Over and over, the department has used the threat of pulling federal funding to force compliance with new directives and rapid shifts in policy. The department, for instance, threatened to withhold money from schools that did not verify they were ending diversity initiatives, which were designed to address inequitable treatment of Black, Native and Latino students.
In August, the department announced it was withholding millions of dollars in grants from five northern Virginia school districts that had refused the department’s demands to bar transgender students from using restrooms and locker rooms that aligned with their gender identity. The districts argued that complying would mean defying Virginia law and a 2020 federal appeals court ruling.
Nevertheless, the Education Department told the districts that until they acquiesced to the agency’s bathroom rules they would have to pay expenses up front and request reimbursement. McMahon wrote to districts that “Lindsey Burke is available to answer any questions.”
The Fairfax County Public Schools sued and in a legal filing said it faced losing $167 million this school year, money that it was relying on to provide meals to students, support programs for children with disabilities, help English-language learners and enhance teacher training. The federal department has argued that it has discretion to withhold funding and admonished the district for taking the agency to court.

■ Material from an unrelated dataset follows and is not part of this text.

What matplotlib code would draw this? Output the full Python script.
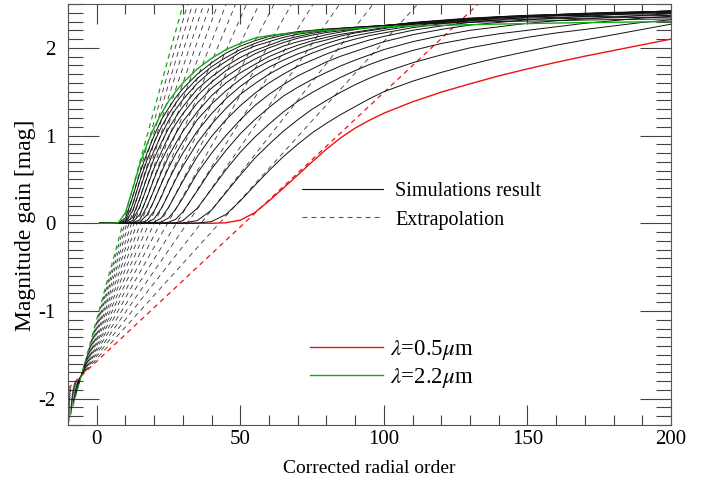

In this atmosphere, public school advocates are particularly concerned about what will happen to funding for Title I grants, which is the federal government’s largest program for schools and is aimed at helping students from low-income families. In early September, House Republicans proposed slashing more than $5 billion from the $18.4 billion earmarked for Title I, putting at risk reading and math teachers, tutors and classroom technology.
At the same time, under McMahon, the Education Department is trying to redefine how states and districts can spend the money.
In three guidance letters so far this year, the agency encouraged states to divert some Title I money away from public school districts. One suggested paying for outside services, such as privatized tutoring. Another urged states to use Title I money to benefit low-achieving students who live within the boundaries of a high-poverty public school but attend private schools.
McMahon is prepared to loosen even more rules on the money. The federal dollars currently are distributed to districts using a formula. Project 2025 calls for Title I to be delivered to states as block grants, or chunks of money with few restrictions. McMahon has encouraged states to ask her to waive rules on spending the money.
Critics of this approach fear that Title I money could eventually be used in ways that undermine public schools — on private school vouchers, for example.
Public school advocates like William Phillis, a former official at the Ohio Department of Education, fear the change would devastate public schools.
“I just know any block grant or any funding that would be left up to state officials on Title I money would be misappropriated in terms of the intent,” Phillis said. “Block grants to Ohio would go to the private sector.”
A spokesperson for the Ohio Department of Education and Workforce did not respond to requests for comment.
Rainey Briggs, chief of operations for Des Moines Public Schools in Iowa, said he supports parental choice but worries that public schools will suffer financially and will not have the resources to stay up to date.
And he fears that right-wing narratives around public schools, the distrust and lack of support for highly trained district leaders — whether from some parents or politicians — could lead accomplished educators to walk away.
“Public education is irreplaceable,” he said, citing its commitment to serve every child regardless of their background or circumstance.
Those influencing Trump’s education agenda disagree.
“If America’s public schools cease to exist tomorrow, America would be a better place,” Justice told ProPublica.